The xml:link attribute identifies the cover element as a simple XLink, the show attribute indicates that the referenced document should replace the current page in the browser window, and the href identifies the document targeted by the link. In the latest draft of XLink, the XLink namespace would have to be declared, xlink:type would replace xml:link, and xlink:show and xlink:href would be used in place of show and href, respectively.

The html:img element behaves exactly like an img element in HTML, with a src attribute identifying the location of the image to be displayed. All the other features of the HTML img element, like the alt, height, and width attributes, are still available and work as they do within HTML.
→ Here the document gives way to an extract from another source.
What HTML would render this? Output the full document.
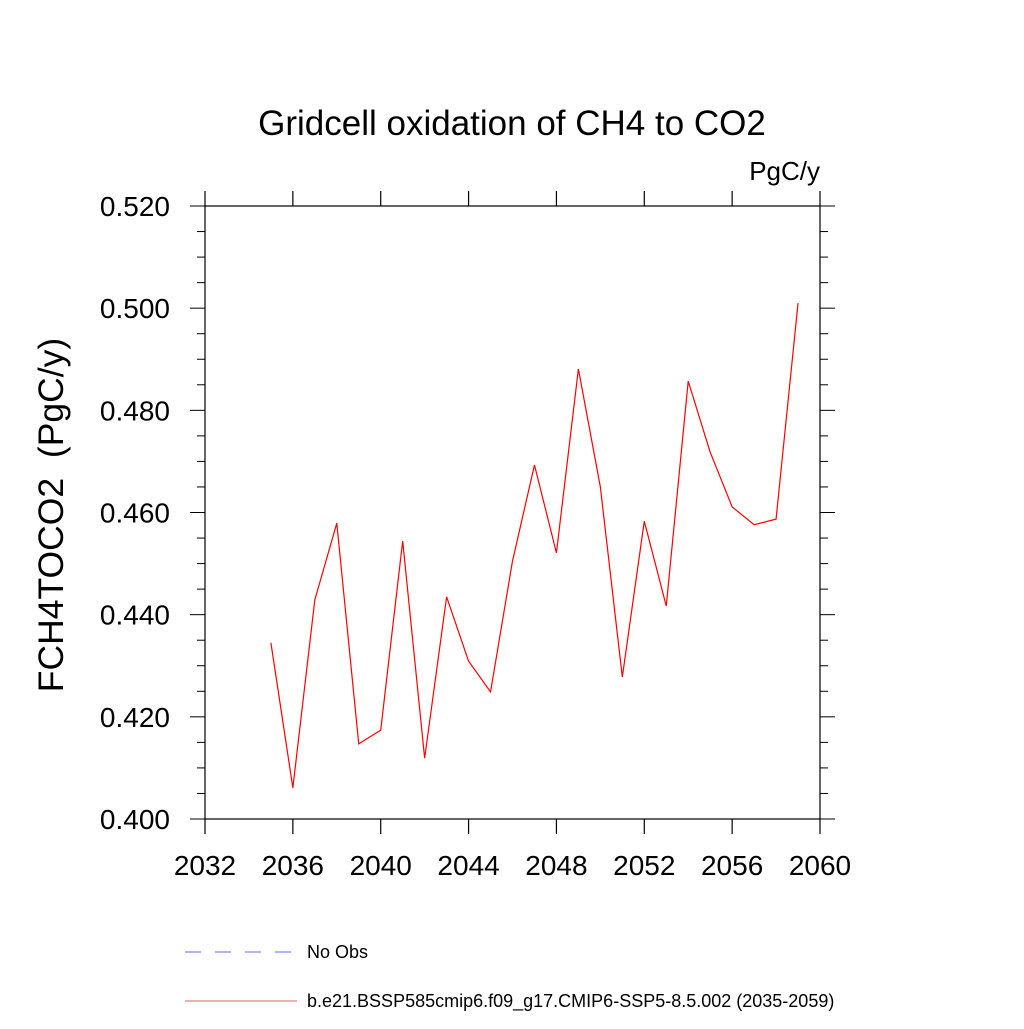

The title element carries the same XLink information attributes as the cover element. While Mozilla will format HTML a elements as links, it doesn't presently do so for information linked using XLink. We'll update the style sheet to highlight the title in a rather traditional way:


catalog {display:table; }

book {display:table-row; }

book *{display:table-cell; padding:5px;}

title {color:blue; text-decoration:underline;}

The result is a table of books with book jackets displayed and links to a sales process established:


Figure 4 - Adding linked images into the catalog

Next Steps

We haven't built any masterpieces here, but the foundation is sound. Mozilla is now capable of displaying XML on par with HTML, and the extra flexibility that style sheets provide make it a genuine contender as a tool for creating web documents (or will someday when more users have the software!). There's a lot more CSS to explore in Mozilla, as well as tools that connect CSS to the DOM.

While Mozilla isn't yet polished, and some aspects of its development (XLink in particular) could use an update, it's a solid enough platform to be well worth exploring. By providing a tool for reading and exploring XML documents that works on a wide variety of platforms, and has an open source license to boot, the Mozilla project has definitely made a contribution to the XML community.